The Year of Our Lord 2009 is the bicentenary of the death of Franz Joseph Haydn (d. May 31, 1809), known in the last two decades of his long life by the affectionate moniker of “Papa Haydn.” In the aftermath of the most recent American presidential election, just before Barack Obama’s inauguration, I wrote that sane people might do themselves a favor to withdraw their attention from the sordidness of contemporary politics and reacquaint themselves with J. S. Bach’s great work The Art of the Fugue. I have a similar purpose in mind in recommending to the contemporaneously anguished a healing visitation to the richness of Haydn’s large and varied compositional catalogue. Wolfgang Mozart and Ludwig van Beethoven shot up and fell back like glorious meteors. Both owed an artistic debt to the older man. Haydn, the most important Western composer after Bach, established his career early and, by gradual self-emancipation from service to the aristocracy, became a public composer, writing steadily for a bourgeois audience, who responded with gratitude. Haydn, in contrast to Mozart and Beethoven, lived long, lived well, and managed to integrate himself securely in the middle-class world of late Eighteenth Century Europe.

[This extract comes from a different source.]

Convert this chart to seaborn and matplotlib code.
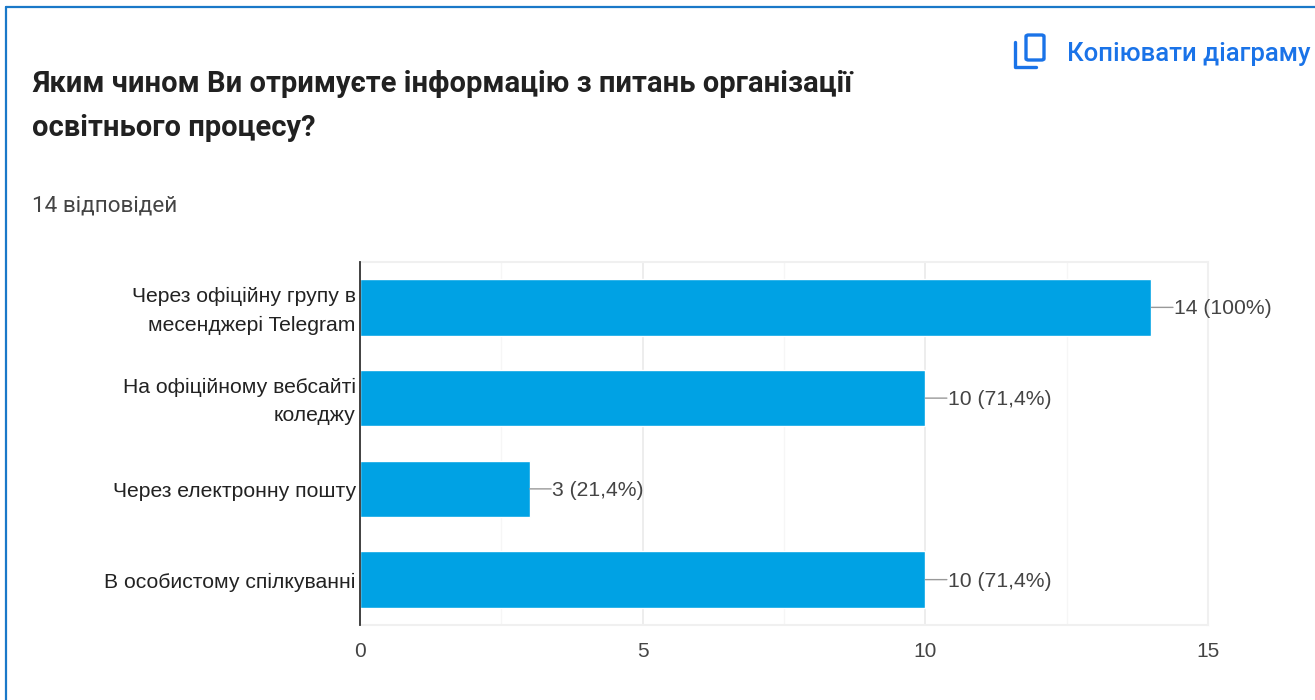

Haydn’s Titanic productivity can only humble ordinary people. Having more or less invented the string quartet and the symphony, Haydn supplied them almost wholesale, without ever lowering his standard. His late-in-life oratorios, The Creation and The Seasons, made him a London celebrity, and consummated his long relation with a genial English following. One can sometimes entertain the impression that Haydn – pardoning the artistic blasphemy – is a greater composer than Beethoven. I once guiltily confessed this disposition to my friend Steve Kogan, one of the most cultured men I have ever known, who answered with a laconic but telling, “So, you too?”